Recovery begins with hope

16 Nov 2010 by Karl Hallam

No, this is not a story about coming out of recession. It is about a project that Cadence Works Director Sophy Hallam has been working on for the last year. Its about the Recovery process in relation to people experiencing mental distress. Sophy has written 500 words to mark the final report which will be published later this month.

The work was done in conjunction with now defunct Whitehall Innovation Hub and its ex-Director Su Maddock. Here are Sophy's words:

What is recovery begins with hope about? Why is it important?

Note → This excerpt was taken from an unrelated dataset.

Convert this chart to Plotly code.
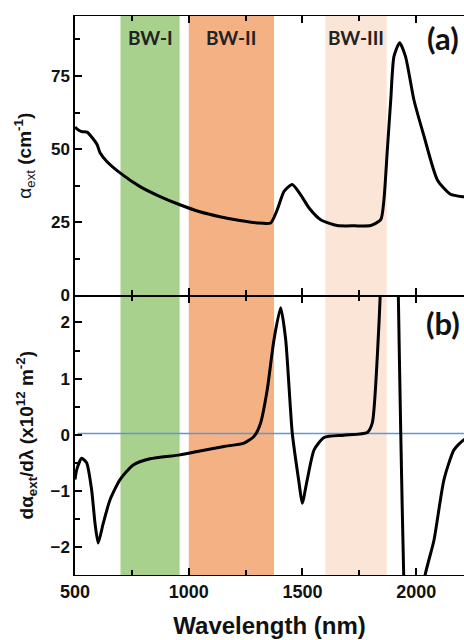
import plotly.graph_objects as go
from plotly.subplots import make_subplots

# ---- data ----
wl_a = [500, 507, 529, 553, 575, 597, 610, 640, 698, 786, 874, 961, 1049, 1137, 1225,
        1301, 1360, 1389, 1419, 1455, 1492, 1529, 1580, 1653, 1730, 1800, 1844, 1858,
        1873, 1888, 1902, 1927, 1953, 1990, 2034, 2093, 2151, 2210, 2240]
alpha = [57.6, 57.0, 56.0, 55.8, 54.0, 51.6, 48.8, 45.8, 41.9, 37.2, 33.8, 31.0, 28.6, 26.9, 25.6,
         24.8, 24.8, 29.3, 35.6, 37.9, 34.4, 29.9, 25.9, 23.9, 23.8, 23.9, 25.9, 32.7,
         49.8, 66.8, 81.6, 86.4, 81.6, 66.8, 54.5, 39.5, 34.6, 33.7, 33.5]

wl_b = [500, 507, 529, 551, 573, 588, 602, 624, 654, 698, 756, 830, 961, 1049, 1155, 1243,
        1287, 1316, 1345, 1375, 1404, 1426, 1455, 1485, 1499, 1521, 1551, 1595, 1682,
        1785, 1807, 1829, 1844, 1860, 1890, 1910, 1920, 1932, 1946, 1965, 2000, 2034,
        2078, 2122, 2166, 2210, 2240]
dalpha = [-0.80, -0.63, -0.42, -0.50, -0.98, -1.58, -1.93, -1.58, -1.16, -0.80, -0.54, -0.43,
          -0.36, -0.29, -0.21, -0.15, -0.03, 0.21, 0.80, 1.70, 2.26, 1.70, 0.03, -0.86, -1.22,
          -0.80, -0.27, -0.05, -0.01, 0.04, 0.21, 1.40, 2.70, 5.0, 9.0, 6.0, 2.8, 0.03, -2.7,
          -5.0, -4.6, -2.6, -1.88, -0.80, -0.27, -0.09, -0.05]

bands = [("BW-I", 700, 960, "#a9d18e"), ("BW-II", 1000, 1375, "#f4b183"), ("BW-III", 1600, 1870, "#fbe5d6")]
x_range = [500, 2210]

fig = make_subplots(rows=2, cols=1, shared_xaxes=True, vertical_spacing=0)

fig.add_trace(go.Scatter(x=wl_a, y=alpha, mode="lines", line=dict(color="black", width=3, shape="spline", smoothing=0.6),
                         showlegend=False, hoverinfo="skip"), row=1, col=1)
fig.add_trace(go.Scatter(x=[x_range[0] + 12, 2240], y=[0.02, 0.02], mode="lines", line=dict(color="#5b9bd5", width=1.5),
                         showlegend=False, hoverinfo="skip"), row=2, col=1)
fig.add_trace(go.Scatter(x=wl_b, y=dalpha, mode="lines", line=dict(color="black", width=3, shape="spline", smoothing=0.6),
                         showlegend=False, hoverinfo="skip"), row=2, col=1)

for name, x0, x1, col in bands:
    fig.add_shape(type="rect", xref="x", yref="paper", x0=x0, x1=x1, y0=0, y1=1,
                  fillcolor=col, line=dict(width=0), layer="below")
    fig.add_annotation(x=(x0 + x1) / 2, y=0.962, xref="x", yref="paper", text="<b>" + name + "</b>",
                       xanchor="center", yanchor="middle",
                       showarrow=False, font=dict(family="Lato", size=19, color="#222222"))

fig.add_annotation(x=0.946, y=0.96, xref="paper", yref="paper", text="<b>(a)</b>", showarrow=False,
                   xanchor="center", yanchor="middle", font=dict(family="Lato", size=31, color="#111111"))
fig.add_annotation(x=0.946, y=0.451, xref="paper", yref="paper", text="<b>(b)</b>", showarrow=False,
                   xanchor="center", yanchor="middle", font=dict(family="Lato", size=31, color="#111111"))

tickfont = dict(family="Liberation Sans, Arial", size=17, color="#111111", weight="bold")
xcommon = dict(range=x_range, showline=True, linecolor="black", linewidth=1.2, mirror="ticks",
               ticks="inside", ticklen=7, tickwidth=1.5, tickcolor="black", tick0=500, dtick=500,
               minor=dict(ticks="inside", ticklen=5, tickwidth=1.5, tickcolor="black", dtick=250),
               showgrid=False, zeroline=False)
fig.update_xaxes(**xcommon)
fig.update_xaxes(showticklabels=False, row=1, col=1)
fig.update_xaxes(tickfont=dict(family="Liberation Sans, Arial", size=18, color="#111111", weight="bold"),
                 title=dict(text="Wavelength (nm)",
                            font=dict(family="Liberation Sans, Arial", size=24, color="#111111", weight="bold"),
                            standoff=16), row=2, col=1)

ycommon = dict(showline=True, linecolor="black", linewidth=1.5, ticks="inside", ticklen=7, tickwidth=1.5,
               tickcolor="black", showgrid=False, zeroline=False, tickfont=tickfont)
fig.update_yaxes(**ycommon)
fig.update_yaxes(range=[0, 95.5], tickvals=[0, 25, 50, 75],
                 minor=dict(ticks="inside", ticklen=5, tickwidth=1.5, tickcolor="black", tickvals=[12.5, 37.5, 62.5, 87.5]),
                 title=dict(text="α<sub>ext</sub> <b>(cm<sup>-1</sup>)</b>",
                            font=dict(family="Liberation Sans, Arial", size=19, color="#111111"), standoff=14),
                 row=1, col=1)
fig.update_yaxes(range=[-2.5, 2.48], tickvals=[-2, -1, 0, 1, 2],
                 minor=dict(ticks="inside", ticklen=5, tickwidth=1.5, tickcolor="black", tickvals=[-1.5, -0.5, 0.5, 1.5]),
                 title=dict(text="<b>dα<sub>ext</sub>/dλ (x10<sup>12</sup> m<sup>-2</sup>)</b>",
                            font=dict(family="Liberation Sans, Arial", size=19, color="#111111"), standoff=12),
                 row=2, col=1)

fig.update_layout(width=464, height=640, margin=dict(l=75, r=0, t=16, b=65),
                  plot_bgcolor="white", paper_bgcolor="white", showlegend=False, hovermode=False)

# remove the default page margin so the 464x640 figure fills the window exactly
fig.write_html("out.html", config={"displayModeBar": False},
               post_script="document.body.style.margin='0';document.documentElement.style.overflow='hidden';")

The publication describes how two mental health trusts are changing the way they relate to those who use their services. As a result of their relationship with them, both Trusts want those they treat to feel a greater sense of hope about their future, more control over their treatment and their lives, and some excitement about opportunities offered to them by their future.

Why is this important?

These practical case studies illustrate how two large, public sector organisations, facing deeply embedded problems of limited supply in the face of rapidly increasing demand, and managing the impact of successive waves of public sector reform, are nonetheless aiming to offer more - not less - to those they treat.
The approach described in these case studies also shows how offering services which are more personalised, and opening up opportunities for individuals and organisations in their local communities to influence, shape and contribute to, local service provision is helping, rather than hindering, them to realise their ambitions.
And in setting out to distribute the responsibility for care more equally between the professional experts and those who have an expertise through their lived experience, these examples also illustrate how these Trusts have understood that Big Society thinking offers them a very real opportunity to improve what they do.
The publication is important because it offers examples which are relevant to many large public sector organisations in time of shrinking resources, increasing demand and increasing expectations on public services to work in a closer partnership with the public.
But the true importance for this publication lies with those who are experiencing the life changing - sometimes life threatening - disorientating and distressing effects of mental ill health.
One lady interviewed as part of the research for this publication stands out. She described how her life as a former management consultant ground to a halt when she had a breakdown following traumatic cancer treatment. With her former hat on she logged what was happening to her as, during a period of her greatest distress, she was passed between 19 different mental health professionals without receiving help or treatment from any of them. The conversations revolved around the systems needs - who's responsibility she was - not hers.
Her story illustrated the personal impact of chronic bad administration, lost letters, long waits for appointments and apparent disconnection between services.
The real importance of this publication lies in the hope it offers that mental health services can do better, and that some of them already are.